Mord wurde Alltag in Kolumbien

Als einer von Tausenden wurde letzte Woche der Kommunist Santamaria umgebracht - im bestbewachten Gebäude Kolumbiens / Anstelle von Grauen oft Resignation  ■  Aus Bogota Ciro Krauthausen

Die Gewalt in Kolumbien macht zynisch. Die täglichen Morde, über 10.000 waren es nach vorsichtigen Schätzungen allein 1988, werden zumeist nur noch mit einem leichten Achselzucken quittiert: wieder ein Mensch, der an dem herumschwirrenden Blei verstarb. Nur noch selten spürt man Grauen über zuviel Tote, zuwenig Auswege. Vor einer Woche wurde in seinem Büro in der Zweimillionenstadt Medellin der Kommunist Gabriel Jaime Santamaria, Präsident der Linken Union Patriotica in der Provinz Antioquia, ermordet. Der Ingenieur Santamaria war zweiter Vizepräsident des Provinzparlaments des krisengeschüttelten Antioquia. Der Mörder - möglicherweise einer seiner Leibwächter - konnte ihn in einem der bestbewachten Gebäude Kolumbiens, dem Verwaltungskomplex Medellins, erschießen.

Es war unerträglich heiß im März 1988 in der Bananenanbauregion Uraba im Nordwesten des Landes. Nirgendwo anders in Kolumbien ist die Gewalt so heftig, werden so viele Menschen von rechten oder linken Killertrupps niedergemäht. Santamaria, zu Besuch in der Kleinstadt Apartado, saß abends mit bloßem Oberkörper und kurzen Hosen in der Wohnung des inzwischen im Exil lebenden Bürgermeisters Ramon Castillo. Schön wäre es gewesen hinauszugehen, ein Bier zu trinken und das Tanzbein zu schwingen. Statt dessen blieben wir in der engen Wohnung sitzen und tranken eiskalte Cola: Abends auf die Straße zu gehen ist für bedrohte PolitikerInnen zu gefährlich. „Schaut ihn euch an“, sagte der Bürgermeister mit schwarzem Humor: „Um ein Haar wäre der da hopsgegangen.“ Und der schnauzbärtige Santamaria zeigte seine vernarbten Wunden von einem Attentat 1987, bei dem er nur knapp überlebte. Weiterhin Politik zu machen schien aussichtslos - für Santamaria gab es dennoch keine andere Alternative. Zwei sicher erst 18jährige Leibwächter saßen im Schneidersitz auf dem Boden und hielten ihre Maschinengewehre fest.
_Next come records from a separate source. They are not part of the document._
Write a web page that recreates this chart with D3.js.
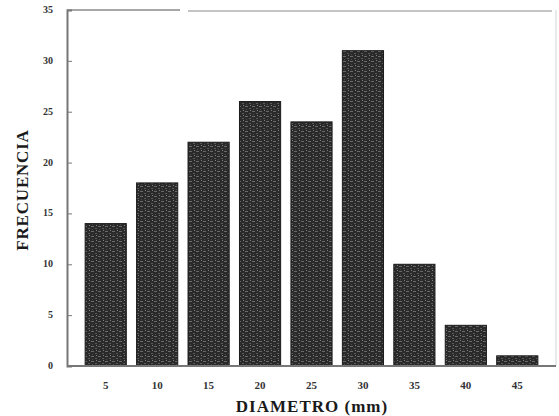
<!DOCTYPE html>
<html>
<head>
<meta charset="utf-8">
<script src="https://cdn.jsdelivr.net/npm/d3@7"></script>
<style>
  body { margin: 0; background: #fff; }
  text { font-family: "Liberation Serif", "DejaVu Serif", serif; }
</style>
</head>
<body>
<svg id="chart" width="559" height="416"></svg>
<script>
// data
var diametros = ["5", "10", "15", "20", "25", "30", "35", "40", "45"];
var frecuencias = [14, 18, 22, 26, 24, 31, 10, 4, 1];
var yTicks = [0, 5, 10, 15, 20, 25, 30, 35];

var svg = d3.select("#chart");

// plot edges (window.top is reserved, so use other names)
var plotLeft = 67, plotRight = 556, plotTop = 10, plotBottom = 366;

var x = d3.scaleBand()
    .domain(diametros)
    .range([80, 543])
    .paddingInner(0.2)
    .paddingOuter(0.1);

var y = d3.scaleLinear()
    .domain([0, 35])
    .range([plotBottom, plotTop]);

// speckled dark fill, like the scanned bars
var defs = svg.append("defs");
var pat = defs.append("pattern")
    .attr("id", "grain")
    .attr("patternUnits", "userSpaceOnUse")
    .attr("width", 7)
    .attr("height", 5);
pat.append("rect").attr("width", 7).attr("height", 5).attr("fill", "#2a2a2a");
pat.append("rect").attr("x", 0).attr("y", 1).attr("width", 3).attr("height", 1).attr("fill", "#6a6a6a");
pat.append("rect").attr("x", 4).attr("y", 3).attr("width", 2).attr("height", 1).attr("fill", "#5a5a5a");
pat.append("rect").attr("x", 5).attr("y", 0).attr("width", 1).attr("height", 1).attr("fill", "#808080");
pat.append("rect").attr("x", 1).attr("y", 4).attr("width", 1).attr("height", 1).attr("fill", "#4a4a4a");

// frame: top edge (darker on the left) and faint right edge
svg.append("line")
    .attr("x1", 188).attr("x2", plotRight - 4)
    .attr("y1", plotTop + 1).attr("y2", plotTop + 1)
    .attr("stroke", "#c4c4c4").attr("stroke-width", 2);
svg.append("line")
    .attr("x1", plotLeft).attr("x2", 180)
    .attr("y1", plotTop).attr("y2", plotTop)
    .attr("stroke", "#8a8a8a").attr("stroke-width", 1.5);
svg.append("line")
    .attr("x1", plotRight).attr("x2", plotRight)
    .attr("y1", plotTop).attr("y2", plotBottom)
    .attr("stroke", "#d4d4d4").attr("stroke-width", 1);

// bars
svg.append("g")
    .selectAll("rect")
    .data(frecuencias)
    .enter()
    .append("rect")
    .attr("x", function(d, i){ return x(diametros[i]); })
    .attr("y", function(d){ return y(d); })
    .attr("width", x.bandwidth())
    .attr("height", function(d){ return y(0) - y(d); })
    .attr("fill", "url(#grain)")
    .attr("stroke", "#1a1a1a")
    .attr("stroke-width", 1);

// y axis, ticks pointing inward
var yAxis = d3.axisRight(y)
    .tickValues(yTicks)
    .tickSize(5)
    .tickFormat(function(d){ return ""; });
var ya = svg.append("g")
    .attr("transform", "translate(" + plotLeft + ",0)")
    .call(yAxis);
ya.select(".domain").attr("stroke", "#777").attr("stroke-width", 2);
ya.selectAll(".tick line").attr("stroke", "#777");

svg.append("g")
    .selectAll("text")
    .data(yTicks)
    .enter()
    .append("text")
    .attr("x", plotLeft - 14)
    .attr("y", function(d){ return y(d) + 3; })
    .attr("text-anchor", "end")
    .attr("font-size", 10)
    .attr("font-weight", "bold")
    .attr("fill", "#333")
    .text(function(d){ return d; });

// x axis
var xAxis = d3.axisBottom(x).tickSize(0).tickPadding(15);
var xa = svg.append("g")
    .attr("transform", "translate(0," + plotBottom + ")")
    .call(xAxis);
xa.select(".domain")
    .attr("d", "M" + plotLeft + ",0H" + plotRight)
    .attr("stroke", "#777").attr("stroke-width", 2);
xa.selectAll(".tick text")
    .attr("font-family", "Liberation Serif, serif")
    .attr("font-size", 11)
    .attr("font-weight", "bold")
    .attr("fill", "#333");

// axis titles
svg.append("text")
    .attr("x", 312)
    .attr("y", 412)
    .attr("text-anchor", "middle")
    .attr("font-size", 17)
    .attr("font-weight", "bold")
    .attr("letter-spacing", 1)
    .attr("fill", "#1a1a1a")
    .text("DIAMETRO (mm)");

svg.append("text")
    .attr("transform", "translate(28,190) rotate(-90)")
    .attr("text-anchor", "middle")
    .attr("font-size", 17)
    .attr("font-weight", "bold")
    .attr("letter-spacing", 0.8)
    .attr("fill", "#1a1a1a")
    .text("FRECUENCIA");
</script>
</body>
</html>
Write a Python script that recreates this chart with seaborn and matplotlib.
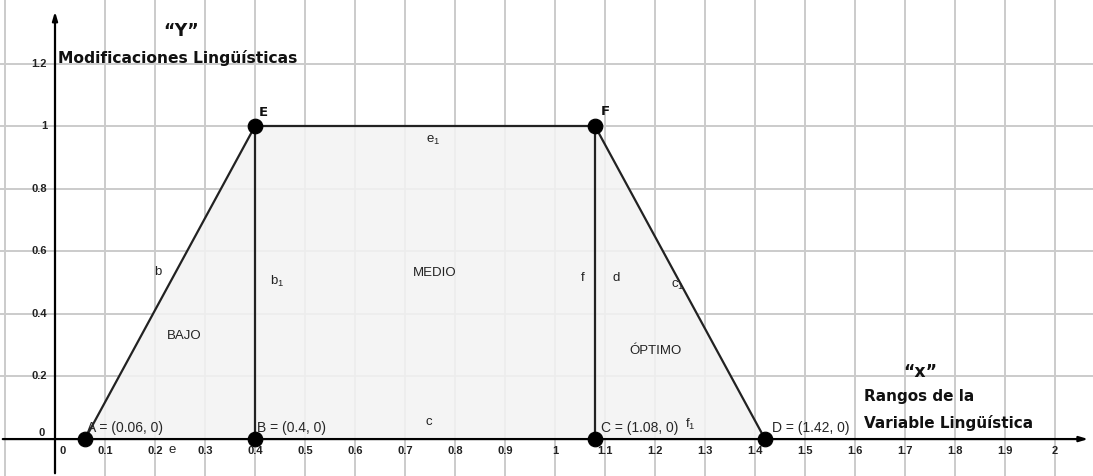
import numpy as np
import pandas as pd
import matplotlib
matplotlib.use("Agg")
import matplotlib.pyplot as plt
import seaborn as sns

# ---- data ----
point_names = ["A", "E", "F", "D", "B", "C"]
point_x = [0.06, 0.4, 1.08, 1.42, 0.4, 1.08]
point_y = [0.0, 1.0, 1.0, 0.0, 0.0, 0.0]

trap_x = [0.06, 0.4, 1.08, 1.42]
trap_y = [0.0, 1.0, 1.0, 0.0]

x_ticks = [0.1, 0.2, 0.3, 0.4, 0.5, 0.6, 0.7, 0.8, 0.9, 1.0,
           1.1, 1.2, 1.3, 1.4, 1.5, 1.6, 1.7, 1.8, 1.9, 2.0]
y_ticks = [0.2, 0.4, 0.6, 0.8, 1.0, 1.2]

sns.set_style("white")
plt.rcParams['font.family'] = ['Liberation Sans', 'DejaVu Sans']
plt.rcParams['mathtext.fontset'] = 'custom'
plt.rcParams['mathtext.rm'] = 'Liberation Sans'

fig = plt.figure(figsize=(10.93, 4.76), dpi=100)
ax = fig.add_axes([0, 0, 1, 1])
ax.set_xlim(-0.11, 2.076)
ax.set_ylim(-0.118, 1.403)

# grid
for gx in [-0.1] + x_ticks:
    ax.axvline(gx, color="#cbcbcb", lw=1.4, zorder=0)
for gy in [-0.2] + y_ticks:
    ax.axhline(gy, color="#cbcbcb", lw=1.4, zorder=0)

# fill of trapezoid
ax.fill(trap_x, trap_y, color="#f3f3f3", alpha=0.85, zorder=1, lw=0)

# axes with arrows
ax.annotate("", xy=(2.072, 0), xytext=(-0.11, 0),
            arrowprops=dict(arrowstyle="-|>,head_length=0.5,head_width=0.15", color="black", lw=1.6), zorder=3)
ax.annotate("", xy=(0, 1.375), xytext=(0, -0.118),
            arrowprops=dict(arrowstyle="-|>,head_length=0.5,head_width=0.15", color="black", lw=1.6), zorder=3)

# segments
segs = [("A", "E"), ("E", "B"), ("E", "F"), ("F", "C"), ("F", "D")]
px = dict(zip(point_names, point_x))
py = dict(zip(point_names, point_y))
for s, e in segs:
    df = pd.DataFrame({"x": [px[s], px[e]], "y": [py[s], py[e]]})
    sns.lineplot(data=df, x="x", y="y", ax=ax, color="#222222", lw=1.6,
                 sort=False, estimator=None, zorder=4)

pts = pd.DataFrame({"x": point_x, "y": point_y, "name": point_names})
sns.scatterplot(data=pts, x="x", y="y", ax=ax, color="black", s=110,
                edgecolor="black", zorder=5, legend=False)

# ticks as text
for t in x_ticks:
    ax.text(t, -0.022, f"{t:g}", ha="center", va="top", fontsize=8,
            fontweight="bold", color="#222222")
for t in y_ticks:
    ax.text(-0.016, t, f"{t:g}", ha="right", va="center", fontsize=8,
            fontweight="bold", color="#222222")
ax.text(0.016, -0.022, "0", ha="center", va="top", fontsize=8, fontweight="bold", color="#222222")
ax.text(-0.02, 0.02, "0", ha="right", va="center", fontsize=8, fontweight="bold", color="#222222")

title_font = dict(family="DejaVu Sans", fontweight="bold", color="#111111")

# point labels
ax.text(0.416, 1.045, "E", fontsize=9.5, ha="center", va="center", **title_font)
ax.text(1.1, 1.048, "F", fontsize=9.5, ha="center", va="center", **title_font)
ax.text(0.064, 0.012, "A = (0.06, 0)", fontsize=10, ha="left", va="bottom")
ax.text(0.404, 0.012, "B = (0.4, 0)", fontsize=10, ha="left", va="bottom")
ax.text(1.092, 0.012, "C = (1.08, 0)", fontsize=10, ha="left", va="bottom")
ax.text(1.434, 0.012, "D = (1.42, 0)", fontsize=10, ha="left", va="bottom")

# segment labels
small = dict(fontsize=9.5, ha="center", va="center", color="#222222")
ax.text(0.206, 0.534, "b", **small)
ax.text(0.445, 0.505, r"b$_\mathregular{1}$", **small)
ax.text(0.756, 0.955, r"e$_\mathregular{1}$", **small)
ax.text(1.056, 0.514, "f", **small)
ax.text(1.122, 0.514, "d", **small)
ax.text(1.245, 0.49, r"c$_\mathregular{1}$", **small)
ax.text(0.748, 0.054, "c", **small)
ax.text(0.234, -0.035, "e", **small)
ax.text(1.27, 0.048, r"f$_\mathregular{1}$", **small)

# region labels
ax.text(0.76, 0.532, "MEDIO", **small)
ax.text(0.258, 0.33, "BAJO", **small)
ax.text(1.2, 0.282, "ÓPTIMO", **small)

# axis titles
ax.text(0.252, 1.305, "\u201cY\u201d", fontsize=12.5, ha="center", va="center", **title_font)
ax.text(0.006, 1.217, "Modificaciones Lingüísticas", fontsize=11.2,
        ha="left", va="center", **title_font)
ax.text(1.73, 0.214, "\u201cx\u201d", fontsize=12.5, ha="center", va="center", **title_font)
ax.text(1.618, 0.137, "Rangos de la", fontsize=11, ha="left", va="center", **title_font)
ax.text(1.618, 0.052, "Variable Lingüística", fontsize=11, ha="left", va="center", **title_font)

ax.set_xticks([])
ax.set_yticks([])
ax.set_xlabel("")
ax.set_ylabel("")
for sp in ax.spines.values():
    sp.set_visible(False)

fig.savefig("out.png", dpi=100)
In ihren jungen Gesichtern schien sich Ehrfurcht zu spiegeln vor den Männern, für die sie vielleicht sterben müßten (kotz!, d.K.). Ein liebenswürdiger Mann, dieser Santamaria. Wie gerne er seine zwei Töchter besuchen würde, schwärmte er. Familienleben aber sei gefährlich: Wenn überhaupt, so sei ihm geraten worden, dann nur unangekündigte und kurze Besuche. „Alles, nur das nicht“, sagte Santamaria in der Hitze Apartados: So oft wie möglich würde er allen guten Ratschlägen zum Trotz Frau und Kinder heimlich aufsuchen.

18 Monate danach sind fast alle der damaligen Gesprächspartner - Gewerkschafter, Politiker und Plantagenbesitzer - tot. Auch Gabriel Jaime Santamaria. Wer ermordete ihn? Militärs, Plantagenbesitzer, Drogenmafiosi? Warum? Wieviel Geld wurde dem Mörder für seine Tat versprochen? Was wollte er mit diesem Geld machen? Bilder der Beerdigung Santamarias am Montag: eine Fahne der linken Union Patriotica, von der schon 800 oder 900 Mitglieder - so genau weiß das keiner - ermordet wurden, ein Proteststreik der Lehrer der Provinz Antioquia, trauernde Gesichter Bilder, die zur Routine geworden sind.